• What you are asked to do:
Please, without the pictures, retype exactly the lines from the start of the material through the line that holds "40.7, 15.8, 81.5];".
BEGIN
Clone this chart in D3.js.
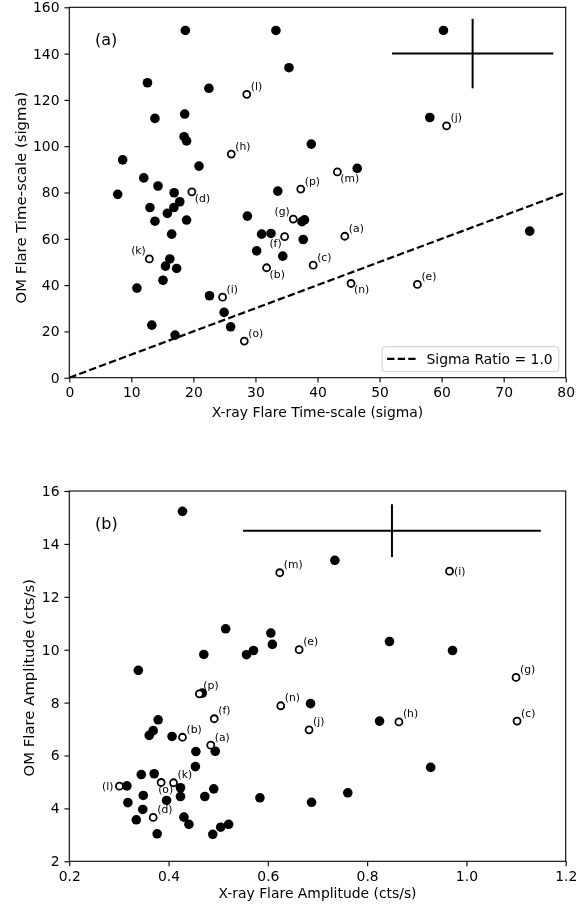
<!DOCTYPE html>
<html>
<head>
<meta charset="utf-8">
<script src="https://cdn.jsdelivr.net/npm/d3@7"></script>
<style>
  body { margin: 0; background: #fff; }
  svg { will-change: transform; }
  text { font-family: "DejaVu Sans", sans-serif; fill: #000; }
</style>
</head>
<body>
<div id="chart"></div>
<script>
// panel (a): time-scales in sigma
const aFilledX = [18.7, 33.3, 60.3, 35.4, 12.6, 22.5, 13.8, 18.6, 58.1, 18.5, 18.9, 39.0, 8.6, 20.9, 12.0, 14.3,
  46.4, 7.8, 16.9, 33.6, 17.8, 16.85, 13.0, 15.8, 13.8, 18.9, 28.7, 16.5, 31.0, 32.5, 37.5, 37.9, 37.7, 30.2,
  34.4, 16.2, 15.5, 17.3, 15.1, 10.9, 22.6, 24.95, 26.0, 13.3, 17.05, 74.2];
const aFilledY = [150, 150, 150, 133.9, 127.4, 125, 112, 113.9, 112.4, 104.1, 102.3, 100.9, 94.1, 91.4, 86.3, 82.8,
  90.4, 79.2, 79.9, 80.6, 76, 73.5, 73.5, 71, 67.6, 68.1, 69.8, 62, 62, 62.3, 67.4, 68.2, 59.7, 54.8,
  52.5, 51.3, 48.2, 47.2, 42.1, 38.7, 35.4, 28.2, 22.0, 22.7, 18.4, 63.3];

const openLabels = ["a", "b", "c", "d", "e", "f", "g", "h", "i", "j", "k", "l", "m", "n", "o", "p"];
const aOpenX = [44.4, 31.8, 39.3, 19.75, 56.1, 34.7, 36.1, 26.1, 24.7, 60.8, 12.9, 28.6, 43.2, 45.4, 28.2, 37.3];
const aOpenY = [61.1, 47.5, 48.6, 80.3, 40.3, 60.9, 68.5, 96.6, 34.8, 108.8, 51.3, 122.4, 88.9, 40.7, 15.8, 81.5];

const aErr = [65, 140, 13, 15]; // x, y, xerr, yerr
const ratioLine = [0, 80];     // sigma ratio = 1.0

// panel (b): amplitudes in cts/s
const bFilledX = [0.515, 0.606, 0.609, 0.471, 0.557, 0.571, 0.339, 0.686, 0.468, 0.379, 0.369, 0.361, 0.407, 0.455,
  0.494, 0.454, 0.345, 0.371, 0.316, 0.424, 0.491, 0.349, 0.424, 0.473, 0.318, 0.396, 0.348, 0.335, 0.431, 0.441,
  0.505, 0.521, 0.377, 0.489, 0.584, 0.688, 0.845, 0.972, 0.825, 0.928, 0.761, 0.428, 0.735];
const bFilledY = [10.79, 10.63, 10.2, 9.82, 9.81, 9.97, 9.22, 7.96, 8.36, 7.35, 6.94, 6.76, 6.72, 6.15,
  6.16, 5.58, 5.28, 5.31, 4.85, 4.78, 4.74, 4.49, 4.45, 4.45, 4.22, 4.30, 3.96, 3.57, 3.67, 3.4,
  3.29, 3.40, 3.04, 3.02, 4.40, 4.23, 10.31, 9.97, 7.30, 5.55, 4.59, 15.23, 13.38];

const bOpenX = [0.485, 0.428, 1.102, 0.369, 0.663, 0.492, 1.10, 0.864, 0.966, 0.683, 0.410, 0.301, 0.624, 0.626, 0.385, 0.462];
const bOpenY = [6.39, 6.69, 7.30, 3.66, 10.0, 7.39, 8.95, 7.27, 12.97, 6.97, 4.97, 4.84, 12.91, 7.88, 4.98, 8.33];

const bErr = [0.85, 14.5, 0.3, 1.0];

// where each open-point label sits
const aLabelSide = { a: "ur", b: "lr", c: "ur", d: "lr", e: "ur", f: "ll", g: "ul", h: "ur",
  i: "ur", j: "ur", k: "ul", l: "ur", m: "lr", n: "lr", o: "ur", p: "ur" };
const bLabelSide = { a: "ur", b: "ur", c: "ur", d: "ur", e: "ur", f: "ur", g: "ur", h: "ur",
  i: "r", j: "ur", k: "ur", l: "l", m: "ur", n: "ur", o: "d", p: "ur" };
const sideOffsets = {
  ur: [4, -4.5, "start"], lr: [3, 10, "start"], ul: [-3.5, -4.5, "end"], ll: [-3, 10, "end"],
  r: [4.5, 3.8, "start"], l: [-6, 3.8, "end"], d: [-3, 10.5, "start"]
};

const W = 587, H = 905;
const left = 69.3, right = 565.7;
const FS = 13.9;

const svg = d3.select("#chart").append("svg")
  .attr("width", W)
  .attr("height", H);

function drawPanel(p) {
  const x = d3.scaleLinear().domain(p.xDomain).range([left, right]);
  const y = d3.scaleLinear().domain(p.yDomain).range([p.bottom, p.top]);
  const g = svg.append("g");

  const clipId = "clip-" + p.id;
  svg.append("clipPath").attr("id", clipId)
    .append("rect")
      .attr("x", left).attr("y", p.top)
      .attr("width", right - left).attr("height", p.bottom - p.top);

  // dashed ratio line
  if (p.line) {
    g.append("line")
      .attr("clip-path", `url(#${clipId})`)
      .attr("x1", x(p.line[0])).attr("y1", y(p.line[0]))
      .attr("x2", x(p.line[1])).attr("y2", y(p.line[1]))
      .attr("stroke", "#000")
      .attr("stroke-width", 2.2)
      .attr("stroke-dasharray", "7.4,3.2");
  }

  // error cross
  const [ex, ey, exe, eye] = p.err;
  g.append("line")
    .attr("x1", x(ex - exe)).attr("x2", x(ex + exe))
    .attr("y1", y(ey)).attr("y2", y(ey))
    .attr("stroke", "#000").attr("stroke-width", 2);
  g.append("line")
    .attr("x1", x(ex)).attr("x2", x(ex))
    .attr("y1", y(ey - eye)).attr("y2", y(ey + eye))
    .attr("stroke", "#000").attr("stroke-width", 2);

  // filled points
  g.selectAll(".filled")
    .data(d3.range(p.fx.length))
    .enter()
    .append("circle")
      .attr("class", "filled")
      .attr("cx", i => x(p.fx[i]))
      .attr("cy", i => y(p.fy[i]))
      .attr("r", 4.8)
      .attr("fill", "#000");

  // open points with labels
  const open = g.selectAll(".open")
    .data(d3.range(p.ox.length))
    .enter()
    .append("g")
      .attr("class", "open");
  open.append("circle")
    .attr("cx", i => x(p.ox[i]))
    .attr("cy", i => y(p.oy[i]))
    .attr("r", 3.5)
    .attr("fill", "#fff")
    .attr("stroke", "#000")
    .attr("stroke-width", 1.8);
  open.append("text")
    .attr("x", i => x(p.ox[i]) + sideOffsets[p.sides[openLabels[i]]][0])
    .attr("y", i => y(p.oy[i]) + sideOffsets[p.sides[openLabels[i]]][1])
    .attr("text-anchor", i => sideOffsets[p.sides[openLabels[i]]][2])
    .style("font-size", "10.8px")
    .text(i => `(${openLabels[i]})`);

  // axes
  const xAxis = g.append("g")
    .attr("transform", `translate(0,${p.bottom})`)
    .call(d3.axisBottom(x).tickValues(p.xTicks).tickFormat(p.xFmt).tickSizeOuter(0).tickSize(4.9).tickPadding(4.5));
  const yAxis = g.append("g")
    .attr("transform", `translate(${left},0)`)
    .call(d3.axisLeft(y).tickValues(p.yTicks).tickFormat(p.yFmt).tickSizeOuter(0).tickSize(4.9).tickPadding(4.9));
  [xAxis, yAxis].forEach(a => {
    a.select(".domain").remove();
    a.selectAll("line").attr("stroke", "#000").attr("stroke-width", 1.1);
    a.selectAll("text")
      .style("font-size", FS + "px")
      .style("font-family", "DejaVu Sans");
  });
  xAxis.selectAll("text").attr("dy", "0.73em");

  // frame
  g.append("rect")
    .attr("x", left).attr("y", p.top)
    .attr("width", right - left).attr("height", p.bottom - p.top)
    .attr("fill", "none")
    .attr("stroke", "#000")
    .attr("stroke-width", 1.1);

  // titles
  g.append("text")
    .attr("x", (left + right) / 2)
    .attr("y", p.bottom + p.xTitleOff)
    .attr("text-anchor", "middle")
    .style("font-size", FS + "px")
    .text(p.xTitle);
  g.append("text")
    .attr("transform", `translate(${p.yTitleX},${(p.top + p.bottom) / 2 + p.yTitleShift}) rotate(-90) scale(1.07,1)`)
    .attr("text-anchor", "middle")
    .style("font-size", FS + "px")
    .text(p.yTitle);

  g.append("text")
    .attr("x", 95)
    .attr("y", p.top + 38)
    .style("font-size", "16px")
    .text(p.tag);

  // legend
  if (p.legend) {
    const lw = 176.7, lh = 25;
    const lx = right - 6.9 - lw, ly = p.bottom - 6 - lh;
    g.append("rect")
      .attr("x", lx).attr("y", ly)
      .attr("width", lw).attr("height", lh)
      .attr("rx", 3)
      .attr("fill", "#fff").attr("fill-opacity", 0.8)
      .attr("stroke", "#ccc").attr("stroke-width", 1);
    g.append("line")
      .attr("x1", lx + 5).attr("x2", lx + 33.5)
      .attr("y1", ly + 12.2).attr("y2", ly + 12.2)
      .attr("stroke", "#000")
      .attr("stroke-width", 2.2)
      .attr("stroke-dasharray", "7.4,3.2");
    g.append("text")
      .attr("x", lx + 44.4)
      .attr("y", ly + 17)
      .style("font-size", FS + "px")
      .text(p.legend);
  }
}

drawPanel({
  id: "a", tag: "(a)", top: 7.3, bottom: 377.7,
  xDomain: [0, 80], yDomain: [0, 160],
  xTicks: d3.range(0, 81, 10), yTicks: d3.range(0, 161, 20),
  xFmt: d3.format("d"), yFmt: d3.format("d"),
  fx: aFilledX, fy: aFilledY, ox: aOpenX, oy: aOpenY, sides: aLabelSide,
  err: aErr, line: ratioLine, legend: "Sigma Ratio = 1.0",
  xTitle: "X-ray Flare Time-scale (sigma)", xTitleOff: 39.5,
  yTitle: "OM Flare Time-scale (sigma)", yTitleX: 26, yTitleShift: 5
});

drawPanel({
  id: "b", tag: "(b)", top: 491, bottom: 861.3,
  xDomain: [0.2, 1.2], yDomain: [2, 16],
  xTicks: [0.2, 0.4, 0.6, 0.8, 1.0, 1.2], yTicks: d3.range(2, 17, 2),
  xFmt: d3.format(".1f"), yFmt: d3.format("d"),
  fx: bFilledX, fy: bFilledY, ox: bOpenX, oy: bOpenY, sides: bLabelSide,
  err: bErr, line: null, legend: null,
  xTitle: "X-ray Flare Amplitude (cts/s)", xTitleOff: 36.5,
  yTitle: "OM Flare Amplitude (cts/s)", yTitleX: 33.5, yTitleShift: 1.5
});
</script>
</body>
</html>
END
• Exercise response:
Clone this chart in D3.js.
<!DOCTYPE html>
<html>
<head>
<meta charset="utf-8">
<script src="https://cdn.jsdelivr.net/npm/d3@7"></script>
<style>
  body { margin: 0; background: #fff; }
  svg { will-change: transform; }
  text { font-family: "DejaVu Sans", sans-serif; fill: #000; }
</style>
</head>
<body>
<div id="chart"></div>
<script>
// panel (a): time-scales in sigma
const aFilledX = [18.7, 33.3, 60.3, 35.4, 12.6, 22.5, 13.8, 18.6, 58.1, 18.5, 18.9, 39.0, 8.6, 20.9, 12.0, 14.3,
  46.4, 7.8, 16.9, 33.6, 17.8, 16.85, 13.0, 15.8, 13.8, 18.9, 28.7, 16.5, 31.0, 32.5, 37.5, 37.9, 37.7, 30.2,
  34.4, 16.2, 15.5, 17.3, 15.1, 10.9, 22.6, 24.95, 26.0, 13.3, 17.05, 74.2];
const aFilledY = [150, 150, 150, 133.9, 127.4, 125, 112, 113.9, 112.4, 104.1, 102.3, 100.9, 94.1, 91.4, 86.3, 82.8,
  90.4, 79.2, 79.9, 80.6, 76, 73.5, 73.5, 71, 67.6, 68.1, 69.8, 62, 62, 62.3, 67.4, 68.2, 59.7, 54.8,
  52.5, 51.3, 48.2, 47.2, 42.1, 38.7, 35.4, 28.2, 22.0, 22.7, 18.4, 63.3];

const openLabels = ["a", "b", "c", "d", "e", "f", "g", "h", "i", "j", "k", "l", "m", "n", "o", "p"];
const aOpenX = [44.4, 31.8, 39.3, 19.75, 56.1, 34.7, 36.1, 26.1, 24.7, 60.8, 12.9, 28.6, 43.2, 45.4, 28.2, 37.3];
const aOpenY = [61.1, 47.5, 48.6, 80.3, 40.3, 60.9, 68.5, 96.6, 34.8, 108.8, 51.3, 122.4, 88.9, 40.7, 15.8, 81.5];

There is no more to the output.